Task goal: Copy out the material below in full, but not its images.

Recorded data:
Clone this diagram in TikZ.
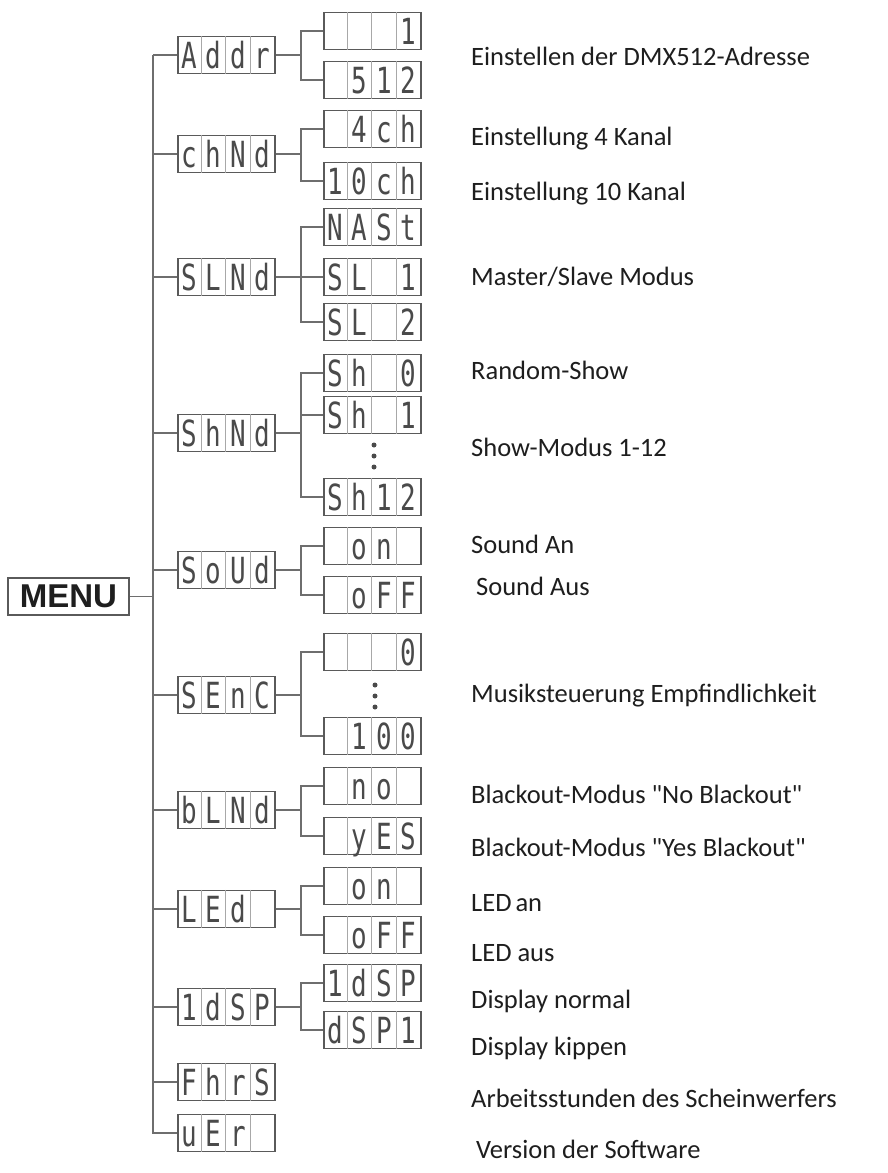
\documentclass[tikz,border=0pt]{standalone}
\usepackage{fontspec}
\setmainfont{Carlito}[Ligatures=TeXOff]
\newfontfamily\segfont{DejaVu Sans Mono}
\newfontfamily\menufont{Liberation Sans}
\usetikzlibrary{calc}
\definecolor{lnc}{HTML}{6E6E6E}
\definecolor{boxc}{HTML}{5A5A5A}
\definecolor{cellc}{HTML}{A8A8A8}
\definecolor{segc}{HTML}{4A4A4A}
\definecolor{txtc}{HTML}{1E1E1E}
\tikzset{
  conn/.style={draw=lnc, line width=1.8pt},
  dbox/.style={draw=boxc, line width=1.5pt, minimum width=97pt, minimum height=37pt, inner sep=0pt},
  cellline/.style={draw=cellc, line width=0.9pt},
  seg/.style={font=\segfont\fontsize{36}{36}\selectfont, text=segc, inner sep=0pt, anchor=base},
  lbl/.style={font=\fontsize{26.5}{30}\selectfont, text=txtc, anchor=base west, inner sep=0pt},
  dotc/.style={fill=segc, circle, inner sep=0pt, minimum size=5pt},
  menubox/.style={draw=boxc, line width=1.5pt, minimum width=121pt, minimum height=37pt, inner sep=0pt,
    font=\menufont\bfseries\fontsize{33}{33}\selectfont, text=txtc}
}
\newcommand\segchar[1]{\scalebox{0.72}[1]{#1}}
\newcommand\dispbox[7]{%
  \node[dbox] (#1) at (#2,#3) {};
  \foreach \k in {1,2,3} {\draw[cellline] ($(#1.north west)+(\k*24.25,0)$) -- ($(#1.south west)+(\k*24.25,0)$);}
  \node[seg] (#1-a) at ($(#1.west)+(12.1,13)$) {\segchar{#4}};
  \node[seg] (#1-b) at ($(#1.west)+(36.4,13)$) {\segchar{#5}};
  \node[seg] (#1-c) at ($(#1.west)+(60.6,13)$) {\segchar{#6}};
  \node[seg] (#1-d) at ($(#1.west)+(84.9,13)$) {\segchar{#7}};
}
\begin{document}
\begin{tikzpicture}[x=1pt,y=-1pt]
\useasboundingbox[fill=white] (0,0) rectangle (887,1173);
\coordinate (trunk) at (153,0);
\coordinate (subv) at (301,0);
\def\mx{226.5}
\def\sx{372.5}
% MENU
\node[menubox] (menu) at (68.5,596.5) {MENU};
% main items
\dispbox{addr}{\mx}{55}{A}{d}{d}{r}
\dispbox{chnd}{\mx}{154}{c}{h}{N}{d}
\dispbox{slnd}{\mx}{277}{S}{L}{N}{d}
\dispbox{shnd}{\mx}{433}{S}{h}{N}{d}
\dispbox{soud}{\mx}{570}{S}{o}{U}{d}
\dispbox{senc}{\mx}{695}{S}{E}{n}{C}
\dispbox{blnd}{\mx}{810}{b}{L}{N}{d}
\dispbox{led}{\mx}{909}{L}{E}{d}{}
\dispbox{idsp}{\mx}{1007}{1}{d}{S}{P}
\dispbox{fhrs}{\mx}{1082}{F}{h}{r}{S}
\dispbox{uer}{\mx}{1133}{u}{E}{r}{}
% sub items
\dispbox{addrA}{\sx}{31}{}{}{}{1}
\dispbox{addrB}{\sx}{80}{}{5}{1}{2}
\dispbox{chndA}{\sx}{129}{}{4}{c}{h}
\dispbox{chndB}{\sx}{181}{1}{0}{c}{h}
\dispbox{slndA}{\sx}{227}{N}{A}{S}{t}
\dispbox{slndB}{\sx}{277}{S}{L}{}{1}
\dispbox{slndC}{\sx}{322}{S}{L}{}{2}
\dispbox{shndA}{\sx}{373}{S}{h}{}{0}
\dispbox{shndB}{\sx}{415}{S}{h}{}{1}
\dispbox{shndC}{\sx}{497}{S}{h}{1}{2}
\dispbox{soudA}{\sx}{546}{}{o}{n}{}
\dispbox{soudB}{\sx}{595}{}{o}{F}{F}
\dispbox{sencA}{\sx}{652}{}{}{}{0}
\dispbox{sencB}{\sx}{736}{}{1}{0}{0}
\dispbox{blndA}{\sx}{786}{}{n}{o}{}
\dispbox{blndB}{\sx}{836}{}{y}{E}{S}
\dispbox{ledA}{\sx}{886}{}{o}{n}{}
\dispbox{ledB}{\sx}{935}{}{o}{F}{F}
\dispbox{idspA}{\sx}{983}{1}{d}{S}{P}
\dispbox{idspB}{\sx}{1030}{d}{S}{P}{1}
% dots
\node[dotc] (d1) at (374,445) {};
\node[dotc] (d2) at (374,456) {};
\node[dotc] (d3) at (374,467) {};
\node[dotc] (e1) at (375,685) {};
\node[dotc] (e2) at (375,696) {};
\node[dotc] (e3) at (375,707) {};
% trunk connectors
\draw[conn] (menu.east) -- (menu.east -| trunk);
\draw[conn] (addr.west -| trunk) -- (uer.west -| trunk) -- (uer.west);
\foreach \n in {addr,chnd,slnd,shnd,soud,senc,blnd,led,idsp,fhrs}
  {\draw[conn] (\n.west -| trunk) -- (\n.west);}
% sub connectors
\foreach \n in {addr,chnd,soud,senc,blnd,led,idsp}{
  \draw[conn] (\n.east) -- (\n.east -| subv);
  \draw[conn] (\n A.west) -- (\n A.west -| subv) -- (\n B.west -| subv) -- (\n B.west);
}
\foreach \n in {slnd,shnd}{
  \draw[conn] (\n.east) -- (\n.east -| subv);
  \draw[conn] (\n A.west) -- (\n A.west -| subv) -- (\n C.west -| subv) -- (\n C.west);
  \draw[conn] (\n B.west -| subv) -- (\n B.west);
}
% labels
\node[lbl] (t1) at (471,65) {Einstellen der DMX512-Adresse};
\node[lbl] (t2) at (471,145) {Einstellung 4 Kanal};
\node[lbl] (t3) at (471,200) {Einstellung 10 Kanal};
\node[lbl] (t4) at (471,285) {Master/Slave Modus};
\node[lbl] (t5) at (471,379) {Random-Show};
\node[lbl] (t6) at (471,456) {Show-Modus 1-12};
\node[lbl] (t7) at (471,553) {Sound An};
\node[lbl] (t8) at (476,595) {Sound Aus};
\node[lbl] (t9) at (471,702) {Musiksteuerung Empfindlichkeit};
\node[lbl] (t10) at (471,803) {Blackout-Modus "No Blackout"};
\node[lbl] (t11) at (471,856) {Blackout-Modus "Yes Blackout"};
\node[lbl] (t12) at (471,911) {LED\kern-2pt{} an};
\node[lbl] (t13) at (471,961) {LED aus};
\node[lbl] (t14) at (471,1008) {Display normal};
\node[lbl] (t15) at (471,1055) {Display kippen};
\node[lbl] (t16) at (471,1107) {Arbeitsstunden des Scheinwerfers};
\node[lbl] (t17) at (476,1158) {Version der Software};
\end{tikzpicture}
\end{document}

Complete answer:
Clone this diagram in TikZ.
\documentclass[tikz,border=0pt]{standalone}
\usepackage{fontspec}
\setmainfont{Carlito}[Ligatures=TeXOff]
\newfontfamily\segfont{DejaVu Sans Mono}
\newfontfamily\menufont{Liberation Sans}
\usetikzlibrary{calc}
\definecolor{lnc}{HTML}{6E6E6E}
\definecolor{boxc}{HTML}{5A5A5A}
\definecolor{cellc}{HTML}{A8A8A8}
\definecolor{segc}{HTML}{4A4A4A}
\definecolor{txtc}{HTML}{1E1E1E}
\tikzset{
  conn/.style={draw=lnc, line width=1.8pt},
  dbox/.style={draw=boxc, line width=1.5pt, minimum width=97pt, minimum height=37pt, inner sep=0pt},
  cellline/.style={draw=cellc, line width=0.9pt},
  seg/.style={font=\segfont\fontsize{36}{36}\selectfont, text=segc, inner sep=0pt, anchor=base},
  lbl/.style={font=\fontsize{26.5}{30}\selectfont, text=txtc, anchor=base west, inner sep=0pt},
  dotc/.style={fill=segc, circle, inner sep=0pt, minimum size=5pt},
  menubox/.style={draw=boxc, line width=1.5pt, minimum width=121pt, minimum height=37pt, inner sep=0pt,
    font=\menufont\bfseries\fontsize{33}{33}\selectfont, text=txtc}
}
\newcommand\segchar[1]{\scalebox{0.72}[1]{#1}}
\newcommand\dispbox[7]{%
  \node[dbox] (#1) at (#2,#3) {};
  \foreach \k in {1,2,3} {\draw[cellline] ($(#1.north west)+(\k*24.25,0)$) -- ($(#1.south west)+(\k*24.25,0)$);}
  \node[seg] (#1-a) at ($(#1.west)+(12.1,13)$) {\segchar{#4}};
  \node[seg] (#1-b) at ($(#1.west)+(36.4,13)$) {\segchar{#5}};
  \node[seg] (#1-c) at ($(#1.west)+(60.6,13)$) {\segchar{#6}};
  \node[seg] (#1-d) at ($(#1.west)+(84.9,13)$) {\segchar{#7}};
}
\begin{document}
\begin{tikzpicture}[x=1pt,y=-1pt]
\useasboundingbox[fill=white] (0,0) rectangle (887,1173);
\coordinate (trunk) at (153,0);
\coordinate (subv) at (301,0);
\def\mx{226.5}
\def\sx{372.5}
% MENU
\node[menubox] (menu) at (68.5,596.5) {MENU};
% main items
\dispbox{addr}{\mx}{55}{A}{d}{d}{r}
\dispbox{chnd}{\mx}{154}{c}{h}{N}{d}
\dispbox{slnd}{\mx}{277}{S}{L}{N}{d}
\dispbox{shnd}{\mx}{433}{S}{h}{N}{d}
\dispbox{soud}{\mx}{570}{S}{o}{U}{d}
\dispbox{senc}{\mx}{695}{S}{E}{n}{C}
\dispbox{blnd}{\mx}{810}{b}{L}{N}{d}
\dispbox{led}{\mx}{909}{L}{E}{d}{}
\dispbox{idsp}{\mx}{1007}{1}{d}{S}{P}
\dispbox{fhrs}{\mx}{1082}{F}{h}{r}{S}
\dispbox{uer}{\mx}{1133}{u}{E}{r}{}
% sub items
\dispbox{addrA}{\sx}{31}{}{}{}{1}
\dispbox{addrB}{\sx}{80}{}{5}{1}{2}
\dispbox{chndA}{\sx}{129}{}{4}{c}{h}
\dispbox{chndB}{\sx}{181}{1}{0}{c}{h}
\dispbox{slndA}{\sx}{227}{N}{A}{S}{t}
\dispbox{slndB}{\sx}{277}{S}{L}{}{1}
\dispbox{slndC}{\sx}{322}{S}{L}{}{2}
\dispbox{shndA}{\sx}{373}{S}{h}{}{0}
\dispbox{shndB}{\sx}{415}{S}{h}{}{1}
\dispbox{shndC}{\sx}{497}{S}{h}{1}{2}
\dispbox{soudA}{\sx}{546}{}{o}{n}{}
\dispbox{soudB}{\sx}{595}{}{o}{F}{F}
\dispbox{sencA}{\sx}{652}{}{}{}{0}
\dispbox{sencB}{\sx}{736}{}{1}{0}{0}
\dispbox{blndA}{\sx}{786}{}{n}{o}{}
\dispbox{blndB}{\sx}{836}{}{y}{E}{S}
\dispbox{ledA}{\sx}{886}{}{o}{n}{}
\dispbox{ledB}{\sx}{935}{}{o}{F}{F}
\dispbox{idspA}{\sx}{983}{1}{d}{S}{P}
\dispbox{idspB}{\sx}{1030}{d}{S}{P}{1}
% dots
\node[dotc] (d1) at (374,445) {};
\node[dotc] (d2) at (374,456) {};
\node[dotc] (d3) at (374,467) {};
\node[dotc] (e1) at (375,685) {};
\node[dotc] (e2) at (375,696) {};
\node[dotc] (e3) at (375,707) {};
% trunk connectors
\draw[conn] (menu.east) -- (menu.east -| trunk);
\draw[conn] (addr.west -| trunk) -- (uer.west -| trunk) -- (uer.west);
\foreach \n in {addr,chnd,slnd,shnd,soud,senc,blnd,led,idsp,fhrs}
  {\draw[conn] (\n.west -| trunk) -- (\n.west);}
% sub connectors
\foreach \n in {addr,chnd,soud,senc,blnd,led,idsp}{
  \draw[conn] (\n.east) -- (\n.east -| subv);
  \draw[conn] (\n A.west) -- (\n A.west -| subv) -- (\n B.west -| subv) -- (\n B.west);
}
\foreach \n in {slnd,shnd}{
  \draw[conn] (\n.east) -- (\n.east -| subv);
  \draw[conn] (\n A.west) -- (\n A.west -| subv) -- (\n C.west -| subv) -- (\n C.west);
  \draw[conn] (\n B.west -| subv) -- (\n B.west);
}
% labels
\node[lbl] (t1) at (471,65) {Einstellen der DMX512-Adresse};
\node[lbl] (t2) at (471,145) {Einstellung 4 Kanal};
\node[lbl] (t3) at (471,200) {Einstellung 10 Kanal};
\node[lbl] (t4) at (471,285) {Master/Slave Modus};
\node[lbl] (t5) at (471,379) {Random-Show};
\node[lbl] (t6) at (471,456) {Show-Modus 1-12};
\node[lbl] (t7) at (471,553) {Sound An};
\node[lbl] (t8) at (476,595) {Sound Aus};
\node[lbl] (t9) at (471,702) {Musiksteuerung Empfindlichkeit};
\node[lbl] (t10) at (471,803) {Blackout-Modus "No Blackout"};
\node[lbl] (t11) at (471,856) {Blackout-Modus "Yes Blackout"};
\node[lbl] (t12) at (471,911) {LED\kern-2pt{} an};
\node[lbl] (t13) at (471,961) {LED aus};
\node[lbl] (t14) at (471,1008) {Display normal};
\node[lbl] (t15) at (471,1055) {Display kippen};
\node[lbl] (t16) at (471,1107) {Arbeitsstunden des Scheinwerfers};
\node[lbl] (t17) at (476,1158) {Version der Software};
\end{tikzpicture}
\end{document}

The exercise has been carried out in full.